Short exercise :: Can you write out the whole listing exactly?

◇ ◇ ◇ ◇ ◇ ◇ ◇

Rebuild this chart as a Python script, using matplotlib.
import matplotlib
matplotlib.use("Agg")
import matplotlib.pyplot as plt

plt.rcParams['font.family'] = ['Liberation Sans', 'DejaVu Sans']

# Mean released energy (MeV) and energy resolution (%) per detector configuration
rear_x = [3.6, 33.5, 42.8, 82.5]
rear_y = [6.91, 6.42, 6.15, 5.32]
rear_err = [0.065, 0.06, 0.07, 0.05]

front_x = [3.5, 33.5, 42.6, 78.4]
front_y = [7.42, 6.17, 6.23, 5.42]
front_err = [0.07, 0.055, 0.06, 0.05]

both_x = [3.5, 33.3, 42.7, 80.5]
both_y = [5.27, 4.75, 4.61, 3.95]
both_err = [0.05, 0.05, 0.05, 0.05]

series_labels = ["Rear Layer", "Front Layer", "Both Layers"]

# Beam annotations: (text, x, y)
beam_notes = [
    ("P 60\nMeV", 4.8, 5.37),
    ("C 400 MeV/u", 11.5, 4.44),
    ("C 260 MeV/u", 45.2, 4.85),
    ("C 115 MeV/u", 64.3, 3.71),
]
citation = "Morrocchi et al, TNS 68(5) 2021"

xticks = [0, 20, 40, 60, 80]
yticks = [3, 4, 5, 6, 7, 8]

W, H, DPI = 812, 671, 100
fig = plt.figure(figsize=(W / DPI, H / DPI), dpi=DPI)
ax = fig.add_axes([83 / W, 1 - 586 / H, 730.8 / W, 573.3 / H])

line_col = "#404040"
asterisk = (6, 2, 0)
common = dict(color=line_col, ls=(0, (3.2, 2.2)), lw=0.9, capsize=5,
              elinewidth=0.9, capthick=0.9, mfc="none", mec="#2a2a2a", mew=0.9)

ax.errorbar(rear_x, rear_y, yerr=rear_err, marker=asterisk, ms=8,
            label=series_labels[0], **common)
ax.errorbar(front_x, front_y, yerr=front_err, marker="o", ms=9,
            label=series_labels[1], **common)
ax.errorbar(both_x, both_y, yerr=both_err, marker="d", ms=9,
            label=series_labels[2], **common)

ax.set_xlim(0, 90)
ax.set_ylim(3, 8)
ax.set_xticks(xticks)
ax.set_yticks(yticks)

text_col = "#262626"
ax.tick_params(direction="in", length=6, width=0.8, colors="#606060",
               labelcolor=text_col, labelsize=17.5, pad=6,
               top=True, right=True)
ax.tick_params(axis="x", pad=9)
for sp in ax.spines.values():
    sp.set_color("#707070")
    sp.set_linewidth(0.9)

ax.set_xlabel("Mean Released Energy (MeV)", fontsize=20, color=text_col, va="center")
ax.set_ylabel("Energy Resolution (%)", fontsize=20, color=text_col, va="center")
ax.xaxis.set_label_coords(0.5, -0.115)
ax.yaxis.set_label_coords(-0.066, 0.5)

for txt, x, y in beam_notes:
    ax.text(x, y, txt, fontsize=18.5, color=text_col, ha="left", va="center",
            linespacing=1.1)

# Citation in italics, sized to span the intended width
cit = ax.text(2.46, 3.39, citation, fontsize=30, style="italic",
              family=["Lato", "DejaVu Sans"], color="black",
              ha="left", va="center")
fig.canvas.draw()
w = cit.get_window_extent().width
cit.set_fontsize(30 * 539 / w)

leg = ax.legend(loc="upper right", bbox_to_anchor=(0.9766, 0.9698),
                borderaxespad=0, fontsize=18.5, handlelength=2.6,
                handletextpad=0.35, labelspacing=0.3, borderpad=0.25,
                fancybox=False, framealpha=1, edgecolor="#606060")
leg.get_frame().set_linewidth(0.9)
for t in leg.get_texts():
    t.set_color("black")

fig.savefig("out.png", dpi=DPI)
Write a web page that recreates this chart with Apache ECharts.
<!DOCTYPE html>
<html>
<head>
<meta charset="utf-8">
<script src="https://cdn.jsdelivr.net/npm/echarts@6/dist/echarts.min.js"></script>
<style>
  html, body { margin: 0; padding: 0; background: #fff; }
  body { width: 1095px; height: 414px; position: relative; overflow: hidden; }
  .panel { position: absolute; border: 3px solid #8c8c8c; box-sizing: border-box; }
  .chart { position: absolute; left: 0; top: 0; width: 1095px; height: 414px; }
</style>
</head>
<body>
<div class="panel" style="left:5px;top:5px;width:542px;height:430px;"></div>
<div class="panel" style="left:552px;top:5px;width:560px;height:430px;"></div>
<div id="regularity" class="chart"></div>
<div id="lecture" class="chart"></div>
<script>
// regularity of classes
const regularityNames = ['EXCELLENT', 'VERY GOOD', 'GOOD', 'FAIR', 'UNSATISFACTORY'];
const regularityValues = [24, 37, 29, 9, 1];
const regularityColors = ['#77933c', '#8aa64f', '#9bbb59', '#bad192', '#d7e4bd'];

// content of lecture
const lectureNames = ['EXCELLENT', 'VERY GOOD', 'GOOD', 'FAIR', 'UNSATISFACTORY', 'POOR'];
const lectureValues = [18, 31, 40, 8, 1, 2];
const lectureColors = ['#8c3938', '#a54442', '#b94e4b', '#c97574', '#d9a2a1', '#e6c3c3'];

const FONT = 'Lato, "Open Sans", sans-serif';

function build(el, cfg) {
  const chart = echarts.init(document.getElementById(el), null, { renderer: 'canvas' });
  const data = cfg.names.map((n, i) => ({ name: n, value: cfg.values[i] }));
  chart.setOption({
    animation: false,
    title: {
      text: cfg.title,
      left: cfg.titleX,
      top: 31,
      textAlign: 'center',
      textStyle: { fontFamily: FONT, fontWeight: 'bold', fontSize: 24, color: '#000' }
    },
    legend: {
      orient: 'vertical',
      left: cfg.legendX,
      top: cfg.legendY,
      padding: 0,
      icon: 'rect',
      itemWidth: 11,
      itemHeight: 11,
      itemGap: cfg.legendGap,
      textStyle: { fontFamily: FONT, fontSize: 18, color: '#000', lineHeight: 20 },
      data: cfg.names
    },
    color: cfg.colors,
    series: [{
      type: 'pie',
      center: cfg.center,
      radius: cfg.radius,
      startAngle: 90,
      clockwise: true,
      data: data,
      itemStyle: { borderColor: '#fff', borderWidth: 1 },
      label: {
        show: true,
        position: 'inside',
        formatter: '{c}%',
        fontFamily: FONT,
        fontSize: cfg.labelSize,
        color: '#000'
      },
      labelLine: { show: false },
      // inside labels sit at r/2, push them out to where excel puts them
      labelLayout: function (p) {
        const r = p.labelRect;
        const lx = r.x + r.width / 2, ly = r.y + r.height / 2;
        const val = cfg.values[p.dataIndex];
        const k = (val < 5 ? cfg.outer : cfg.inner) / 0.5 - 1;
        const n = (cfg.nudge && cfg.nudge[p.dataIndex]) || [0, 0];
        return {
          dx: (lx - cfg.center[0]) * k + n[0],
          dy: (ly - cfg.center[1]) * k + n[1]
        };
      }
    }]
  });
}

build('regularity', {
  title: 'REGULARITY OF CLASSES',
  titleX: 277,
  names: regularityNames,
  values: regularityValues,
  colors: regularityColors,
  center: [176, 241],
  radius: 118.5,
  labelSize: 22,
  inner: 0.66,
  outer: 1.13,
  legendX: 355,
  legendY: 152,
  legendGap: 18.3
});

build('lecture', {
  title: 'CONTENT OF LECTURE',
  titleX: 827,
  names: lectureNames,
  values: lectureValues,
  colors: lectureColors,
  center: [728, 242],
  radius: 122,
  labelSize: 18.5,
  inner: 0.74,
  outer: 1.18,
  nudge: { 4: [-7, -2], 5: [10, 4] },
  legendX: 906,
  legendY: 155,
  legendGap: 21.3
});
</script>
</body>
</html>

◇ ◇ ◇ ◇ ◇ ◇ ◇

Finished answer ::
Rebuild this chart as a Python script, using matplotlib.
import matplotlib
matplotlib.use("Agg")
import matplotlib.pyplot as plt

plt.rcParams['font.family'] = ['Liberation Sans', 'DejaVu Sans']

# Mean released energy (MeV) and energy resolution (%) per detector configuration
rear_x = [3.6, 33.5, 42.8, 82.5]
rear_y = [6.91, 6.42, 6.15, 5.32]
rear_err = [0.065, 0.06, 0.07, 0.05]

front_x = [3.5, 33.5, 42.6, 78.4]
front_y = [7.42, 6.17, 6.23, 5.42]
front_err = [0.07, 0.055, 0.06, 0.05]

both_x = [3.5, 33.3, 42.7, 80.5]
both_y = [5.27, 4.75, 4.61, 3.95]
both_err = [0.05, 0.05, 0.05, 0.05]

series_labels = ["Rear Layer", "Front Layer", "Both Layers"]

# Beam annotations: (text, x, y)
beam_notes = [
    ("P 60\nMeV", 4.8, 5.37),
    ("C 400 MeV/u", 11.5, 4.44),
    ("C 260 MeV/u", 45.2, 4.85),
    ("C 115 MeV/u", 64.3, 3.71),
]
citation = "Morrocchi et al, TNS 68(5) 2021"

xticks = [0, 20, 40, 60, 80]
yticks = [3, 4, 5, 6, 7, 8]

W, H, DPI = 812, 671, 100
fig = plt.figure(figsize=(W / DPI, H / DPI), dpi=DPI)
ax = fig.add_axes([83 / W, 1 - 586 / H, 730.8 / W, 573.3 / H])

line_col = "#404040"
asterisk = (6, 2, 0)
common = dict(color=line_col, ls=(0, (3.2, 2.2)), lw=0.9, capsize=5,
              elinewidth=0.9, capthick=0.9, mfc="none", mec="#2a2a2a", mew=0.9)

ax.errorbar(rear_x, rear_y, yerr=rear_err, marker=asterisk, ms=8,
            label=series_labels[0], **common)
ax.errorbar(front_x, front_y, yerr=front_err, marker="o", ms=9,
            label=series_labels[1], **common)
ax.errorbar(both_x, both_y, yerr=both_err, marker="d", ms=9,
            label=series_labels[2], **common)

ax.set_xlim(0, 90)
ax.set_ylim(3, 8)
ax.set_xticks(xticks)
ax.set_yticks(yticks)

text_col = "#262626"
ax.tick_params(direction="in", length=6, width=0.8, colors="#606060",
               labelcolor=text_col, labelsize=17.5, pad=6,
               top=True, right=True)
ax.tick_params(axis="x", pad=9)
for sp in ax.spines.values():
    sp.set_color("#707070")
    sp.set_linewidth(0.9)

ax.set_xlabel("Mean Released Energy (MeV)", fontsize=20, color=text_col, va="center")
ax.set_ylabel("Energy Resolution (%)", fontsize=20, color=text_col, va="center")
ax.xaxis.set_label_coords(0.5, -0.115)
ax.yaxis.set_label_coords(-0.066, 0.5)

for txt, x, y in beam_notes:
    ax.text(x, y, txt, fontsize=18.5, color=text_col, ha="left", va="center",
            linespacing=1.1)

# Citation in italics, sized to span the intended width
cit = ax.text(2.46, 3.39, citation, fontsize=30, style="italic",
              family=["Lato", "DejaVu Sans"], color="black",
              ha="left", va="center")
fig.canvas.draw()
w = cit.get_window_extent().width
cit.set_fontsize(30 * 539 / w)

leg = ax.legend(loc="upper right", bbox_to_anchor=(0.9766, 0.9698),
                borderaxespad=0, fontsize=18.5, handlelength=2.6,
                handletextpad=0.35, labelspacing=0.3, borderpad=0.25,
                fancybox=False, framealpha=1, edgecolor="#606060")
leg.get_frame().set_linewidth(0.9)
for t in leg.get_texts():
    t.set_color("black")

fig.savefig("out.png", dpi=DPI)
Write a web page that recreates this chart with Apache ECharts.
<!DOCTYPE html>
<html>
<head>
<meta charset="utf-8">
<script src="https://cdn.jsdelivr.net/npm/echarts@6/dist/echarts.min.js"></script>
<style>
  html, body { margin: 0; padding: 0; background: #fff; }
  body { width: 1095px; height: 414px; position: relative; overflow: hidden; }
  .panel { position: absolute; border: 3px solid #8c8c8c; box-sizing: border-box; }
  .chart { position: absolute; left: 0; top: 0; width: 1095px; height: 414px; }
</style>
</head>
<body>
<div class="panel" style="left:5px;top:5px;width:542px;height:430px;"></div>
<div class="panel" style="left:552px;top:5px;width:560px;height:430px;"></div>
<div id="regularity" class="chart"></div>
<div id="lecture" class="chart"></div>
<script>
// regularity of classes
const regularityNames = ['EXCELLENT', 'VERY GOOD', 'GOOD', 'FAIR', 'UNSATISFACTORY'];
const regularityValues = [24, 37, 29, 9, 1];
const regularityColors = ['#77933c', '#8aa64f', '#9bbb59', '#bad192', '#d7e4bd'];

// content of lecture
const lectureNames = ['EXCELLENT', 'VERY GOOD', 'GOOD', 'FAIR', 'UNSATISFACTORY', 'POOR'];
const lectureValues = [18, 31, 40, 8, 1, 2];
const lectureColors = ['#8c3938', '#a54442', '#b94e4b', '#c97574', '#d9a2a1', '#e6c3c3'];

const FONT = 'Lato, "Open Sans", sans-serif';

function build(el, cfg) {
  const chart = echarts.init(document.getElementById(el), null, { renderer: 'canvas' });
  const data = cfg.names.map((n, i) => ({ name: n, value: cfg.values[i] }));
  chart.setOption({
    animation: false,
    title: {
      text: cfg.title,
      left: cfg.titleX,
      top: 31,
      textAlign: 'center',
      textStyle: { fontFamily: FONT, fontWeight: 'bold', fontSize: 24, color: '#000' }
    },
    legend: {
      orient: 'vertical',
      left: cfg.legendX,
      top: cfg.legendY,
      padding: 0,
      icon: 'rect',
      itemWidth: 11,
      itemHeight: 11,
      itemGap: cfg.legendGap,
      textStyle: { fontFamily: FONT, fontSize: 18, color: '#000', lineHeight: 20 },
      data: cfg.names
    },
    color: cfg.colors,
    series: [{
      type: 'pie',
      center: cfg.center,
      radius: cfg.radius,
      startAngle: 90,
      clockwise: true,
      data: data,
      itemStyle: { borderColor: '#fff', borderWidth: 1 },
      label: {
        show: true,
        position: 'inside',
        formatter: '{c}%',
        fontFamily: FONT,
        fontSize: cfg.labelSize,
        color: '#000'
      },
      labelLine: { show: false },
      // inside labels sit at r/2, push them out to where excel puts them
      labelLayout: function (p) {
        const r = p.labelRect;
        const lx = r.x + r.width / 2, ly = r.y + r.height / 2;
        const val = cfg.values[p.dataIndex];
        const k = (val < 5 ? cfg.outer : cfg.inner) / 0.5 - 1;
        const n = (cfg.nudge && cfg.nudge[p.dataIndex]) || [0, 0];
        return {
          dx: (lx - cfg.center[0]) * k + n[0],
          dy: (ly - cfg.center[1]) * k + n[1]
        };
      }
    }]
  });
}

build('regularity', {
  title: 'REGULARITY OF CLASSES',
  titleX: 277,
  names: regularityNames,
  values: regularityValues,
  colors: regularityColors,
  center: [176, 241],
  radius: 118.5,
  labelSize: 22,
  inner: 0.66,
  outer: 1.13,
  legendX: 355,
  legendY: 152,
  legendGap: 18.3
});

build('lecture', {
  title: 'CONTENT OF LECTURE',
  titleX: 827,
  names: lectureNames,
  values: lectureValues,
  colors: lectureColors,
  center: [728, 242],
  radius: 122,
  labelSize: 18.5,
  inner: 0.74,
  outer: 1.18,
  nudge: { 4: [-7, -2], 5: [10, 4] },
  legendX: 906,
  legendY: 155,
  legendGap: 21.3
});
</script>
</body>
</html>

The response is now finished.